Gee...hasn't anyone else noticed what else we get with LOAF? Longer shit on emails!
Unless the application (which it might, I haven't checked) filters the LOAF signature, we'll have a nice influx of three-word emails with 25 lines of crap at the end of each, plus headers, plus the 50-line signature that I flamed you about last week, plus your cutsey signoff, plus the last 14 messages you've quoted in the discussion thread because you were too fucking lazy to edit them off, plus a poorly-rendered ASCII-art picture of Britney Spears showing her hot grits, plus...
Well. You get the picture. I can't wait until I can be on mailing lists that have 95 LOAF signatures at the end of each email because they were running Outlook and it couldn't filter them out.
Any way to stick those babies in a header? At least they can be hidden, then. The bandwidth is just a victim anyway.
Blog,Twitter
What would be great is to use this as a SPAM fighting measure. Just apply fewer points to a message that comes from a "real person" or "friend" on the network based upon their closeness to you in the social network thus reducing the possibility of the message going into the Junk box. Or, why not use the same concept to create "networks" of Spammers. So when you get a message, add them to the spam network and apply points to the message to consider it SPAM that way there's a global list spammers that could potentially weed them all out.
Looks somewhat interesting.
I would try it myself when/if someone writes a Thunderbird/Mozilla extension for it.
(Before you ask. No, it's not interesting enough for ME to write a thunderbird extension myself)
Bloom filters have been around since 1970 (link to acm digital library - you probably need a subscription to get in), and can be based on any crytographic hash function, such as sha-1.
Bloom filters tell you if something is (probably) a member of a set. If you know an email address, you can ask "is this email address in this address book?", but you can't ask "what are all the email addresses in this address book?" without guessing every address. Essentially, if a spammer already has you email addrees, he can verify that it's actually in use, but if he doesn't already have it, guessing it is likely to be fairly hard (unless it's something like bob@hotmail.com, or if loaf uses a weak cryptographic hash function).

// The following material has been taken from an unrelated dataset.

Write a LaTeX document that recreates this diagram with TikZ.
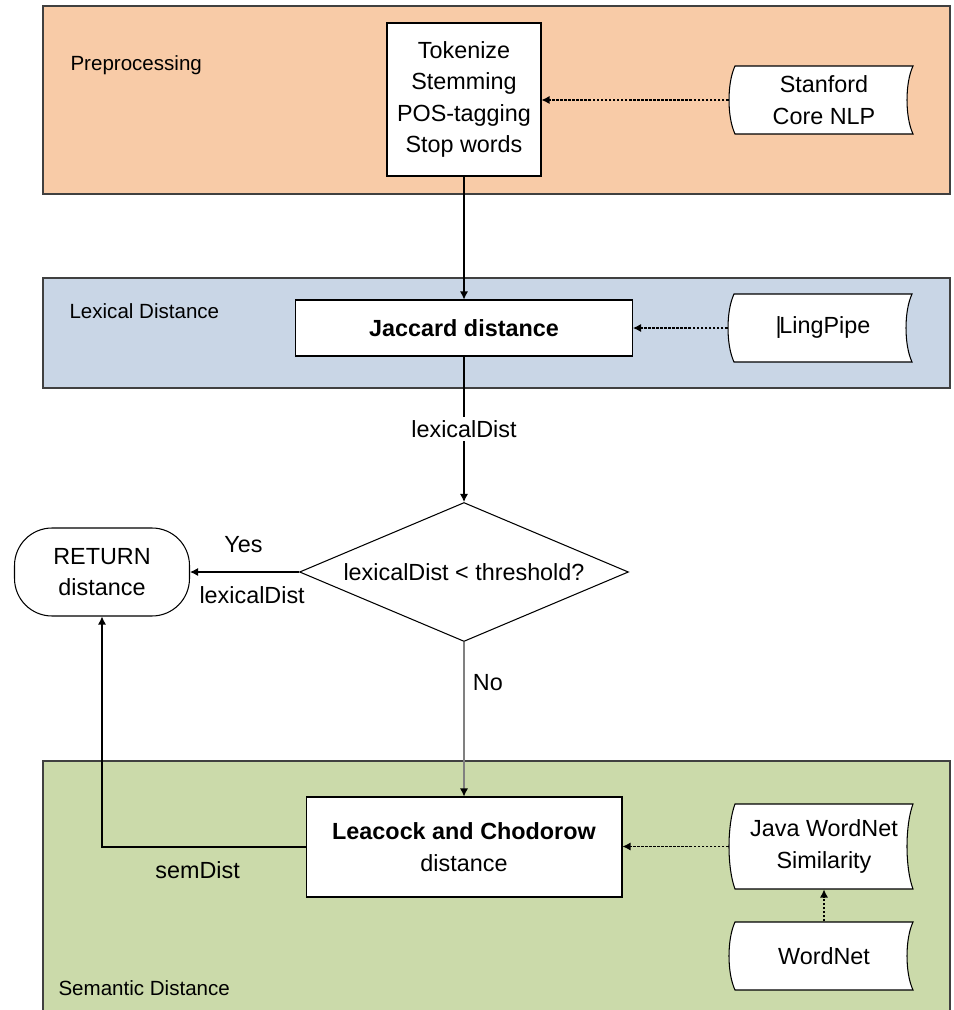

In other words, loaf is as difficult to break as reversing a hash of your email address. The longer your email address is, the safer you are.
-jim
Perhaps limit it to a couple of steps away.
zero...
further proof that the higher the intelligence, the lower the reproductive potential.
I don't read or respond to AC posts
I'm not sure if anyone else has posted this idea yet, 'cause I'm way too lazy and tired to read the whole discussion, so I'm just throwing this out there....
It seems kind of sad and pathetic that we need something that "checks incoming mail against the address books of your friends" in an effort to get rid of email from complete strangers....
The internet was supposed to, among a thousand other things that are now long forgotten, get strangers together who shared common bonds of interest or study. Hobbies, ideas, whatever...
sig not found
I am a Brasilian, and as you probably have heard we had invaded orkut. :-) We do love social networks, we are very social, even the most nerd ones here do go out and meet people in bars (ok Brasil is very big, and my experience is most with Rio).
We also love the internet and every new gadget or service. This does not stop us from meeting in bars and in person, just the oposite, I've seen Orkut making people more social and meet more people in person in a few months then in years I have known them. I myself have been put in contact with people I barely seen before, in a way that we can get out more.
All that said is just to show that the problem you're ranting about, witch I do believe it is a real problem, is not the fault of social networks or intenet chats that help people meet on-line, but really more of a cultural or even a personal problem (some people simply are afraid of meeting other people).
Ps. I hate orkut, it is buggy as hell and almost useless. The only good thing it has is the mass of people they have. Otherwise it is a really crap, almost aways out of service.